* **Given task**
Carry none of the pictures over; write out the complete data exactly.

* **Dataset excerpt**
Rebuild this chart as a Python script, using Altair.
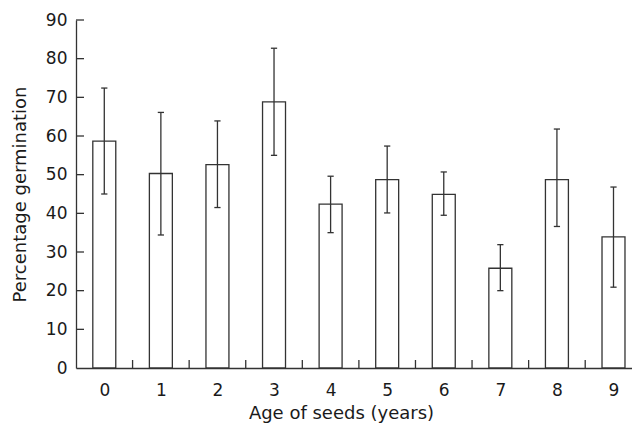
import altair as alt
import pandas as pd

ages = [0, 1, 2, 3, 4, 5, 6, 7, 8, 9]
means = [58.7, 50.3, 52.6, 68.8, 42.4, 48.7, 44.9, 25.8, 48.7, 33.9]
upper = [72.4, 66.1, 63.9, 82.7, 49.6, 57.4, 50.7, 31.9, 61.8, 46.8]
lower = [45.0, 34.4, 41.5, 55.0, 35.0, 40.1, 39.5, 20.0, 36.6, 20.9]
y_labels = [0, 10, 20, 30, 40, 50, 60, 70, 80, 90]
y_ticks = [10, 20, 30, 40, 50, 60, 70, 80, 90]
x_tick_pos = [0.5, 1.5, 2.5, 3.5, 4.5, 5.5, 6.5, 7.5, 8.5]

W, H = 556, 348
FONT = "DejaVu Sans"
INK = "#333333"
TXT = "#1a1a1a"

df = pd.DataFrame({"age": ages, "mean": means, "hi": upper, "lo": lower})
yt = pd.DataFrame({"v": y_ticks})
xt = pd.DataFrame({"p": x_tick_pos})

xs = alt.Scale(domain=[-0.5, 9.327], nice=False, zero=False, padding=0)
ys = alt.Scale(domain=[0, 90], nice=False, padding=0)

xa = alt.Axis(title="Age of seeds (years)", values=ages, format="d",
              ticks=False, grid=False, labelPadding=14, labelOverlap=False,
              labelFontSize=17, labelFont=FONT, labelColor=TXT,
              titleFont=FONT, titleFontSize=18, titleFontWeight="normal",
              titleColor=TXT, titleX=265, titleY=50, titleBaseline="alphabetic",
              domainColor=INK, domainWidth=1.3)
ya = alt.Axis(title="Percentage germination", values=y_labels, format="d",
              ticks=False, grid=False, labelPadding=9, labelOverlap=False,
              labelFontSize=17, labelFont=FONT, labelColor=TXT,
              titleFont=FONT, titleFontSize=18, titleFontWeight="normal",
              titleColor=TXT, titlePadding=16,
              domainColor=INK, domainWidth=1.3)

base = alt.Chart(df).transform_calculate(
    bl="datum.age - 0.203", br="datum.age + 0.203",
    cl="datum.age - 0.055", cr="datum.age + 0.055",
)

bars = base.mark_bar(fill="white", stroke=INK, strokeWidth=1.3).encode(
    x=alt.X("bl:Q", scale=xs, axis=xa),
    x2="br:Q",
    y=alt.Y("mean:Q", scale=ys, axis=ya),
    y2=alt.datum(0),
)

err = base.mark_rule(color=INK, strokeWidth=1.3).encode(
    x=alt.X("age:Q", scale=xs, axis=xa),
    y=alt.Y("lo:Q", scale=ys, axis=ya),
    y2="hi:Q",
)
cap_hi = base.mark_rule(color=INK, strokeWidth=1.3).encode(
    x=alt.X("cl:Q", scale=xs, axis=xa), x2="cr:Q",
    y=alt.Y("hi:Q", scale=ys, axis=ya),
)
cap_lo = base.mark_rule(color=INK, strokeWidth=1.3).encode(
    x=alt.X("cl:Q", scale=xs, axis=xa), x2="cr:Q",
    y=alt.Y("lo:Q", scale=ys, axis=ya),
)

yticks = alt.Chart(yt).mark_rule(color=INK, strokeWidth=1.3).encode(
    y=alt.Y("v:Q", scale=ys, axis=ya),
    x=alt.value(0), x2=alt.value(8),
)
xticks = alt.Chart(xt).mark_rule(color=INK, strokeWidth=1.3).encode(
    x=alt.X("p:Q", scale=xs, axis=xa),
    y=alt.value(H - 8), y2=alt.value(H),
)

chart = alt.layer(bars, err, cap_hi, cap_lo, yticks, xticks).properties(
    width=W, height=H,
    autosize=alt.AutoSizeParams(type="none"),
    padding={"left": 68, "top": 12, "right": 0, "bottom": 55},
    background="white",
).configure_view(stroke=None)

chart.save("out.html", embed_options={"renderer": "svg", "actions": False})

* **Final answer**
Rebuild this chart as a Python script, using Altair.
import altair as alt
import pandas as pd

ages = [0, 1, 2, 3, 4, 5, 6, 7, 8, 9]
means = [58.7, 50.3, 52.6, 68.8, 42.4, 48.7, 44.9, 25.8, 48.7, 33.9]
upper = [72.4, 66.1, 63.9, 82.7, 49.6, 57.4, 50.7, 31.9, 61.8, 46.8]
lower = [45.0, 34.4, 41.5, 55.0, 35.0, 40.1, 39.5, 20.0, 36.6, 20.9]
y_labels = [0, 10, 20, 30, 40, 50, 60, 70, 80, 90]
y_ticks = [10, 20, 30, 40, 50, 60, 70, 80, 90]
x_tick_pos = [0.5, 1.5, 2.5, 3.5, 4.5, 5.5, 6.5, 7.5, 8.5]

W, H = 556, 348
FONT = "DejaVu Sans"
INK = "#333333"
TXT = "#1a1a1a"

df = pd.DataFrame({"age": ages, "mean": means, "hi": upper, "lo": lower})
yt = pd.DataFrame({"v": y_ticks})
xt = pd.DataFrame({"p": x_tick_pos})

xs = alt.Scale(domain=[-0.5, 9.327], nice=False, zero=False, padding=0)
ys = alt.Scale(domain=[0, 90], nice=False, padding=0)

xa = alt.Axis(title="Age of seeds (years)", values=ages, format="d",
              ticks=False, grid=False, labelPadding=14, labelOverlap=False,
              labelFontSize=17, labelFont=FONT, labelColor=TXT,
              titleFont=FONT, titleFontSize=18, titleFontWeight="normal",
              titleColor=TXT, titleX=265, titleY=50, titleBaseline="alphabetic",
              domainColor=INK, domainWidth=1.3)
ya = alt.Axis(title="Percentage germination", values=y_labels, format="d",
              ticks=False, grid=False, labelPadding=9, labelOverlap=False,
              labelFontSize=17, labelFont=FONT, labelColor=TXT,
              titleFont=FONT, titleFontSize=18, titleFontWeight="normal",
              titleColor=TXT, titlePadding=16,
              domainColor=INK, domainWidth=1.3)

base = alt.Chart(df).transform_calculate(
    bl="datum.age - 0.203", br="datum.age + 0.203",
    cl="datum.age - 0.055", cr="datum.age + 0.055",
)

bars = base.mark_bar(fill="white", stroke=INK, strokeWidth=1.3).encode(
    x=alt.X("bl:Q", scale=xs, axis=xa),
    x2="br:Q",
    y=alt.Y("mean:Q", scale=ys, axis=ya),
    y2=alt.datum(0),
)

err = base.mark_rule(color=INK, strokeWidth=1.3).encode(
    x=alt.X("age:Q", scale=xs, axis=xa),
    y=alt.Y("lo:Q", scale=ys, axis=ya),
    y2="hi:Q",
)
cap_hi = base.mark_rule(color=INK, strokeWidth=1.3).encode(
    x=alt.X("cl:Q", scale=xs, axis=xa), x2="cr:Q",
    y=alt.Y("hi:Q", scale=ys, axis=ya),
)
cap_lo = base.mark_rule(color=INK, strokeWidth=1.3).encode(
    x=alt.X("cl:Q", scale=xs, axis=xa), x2="cr:Q",
    y=alt.Y("lo:Q", scale=ys, axis=ya),
)

yticks = alt.Chart(yt).mark_rule(color=INK, strokeWidth=1.3).encode(
    y=alt.Y("v:Q", scale=ys, axis=ya),
    x=alt.value(0), x2=alt.value(8),
)
xticks = alt.Chart(xt).mark_rule(color=INK, strokeWidth=1.3).encode(
    x=alt.X("p:Q", scale=xs, axis=xa),
    y=alt.value(H - 8), y2=alt.value(H),
)

chart = alt.layer(bars, err, cap_hi, cap_lo, yticks, xticks).properties(
    width=W, height=H,
    autosize=alt.AutoSizeParams(type="none"),
    padding={"left": 68, "top": 12, "right": 0, "bottom": 55},
    background="white",
).configure_view(stroke=None)

chart.save("out.html", embed_options={"renderer": "svg", "actions": False})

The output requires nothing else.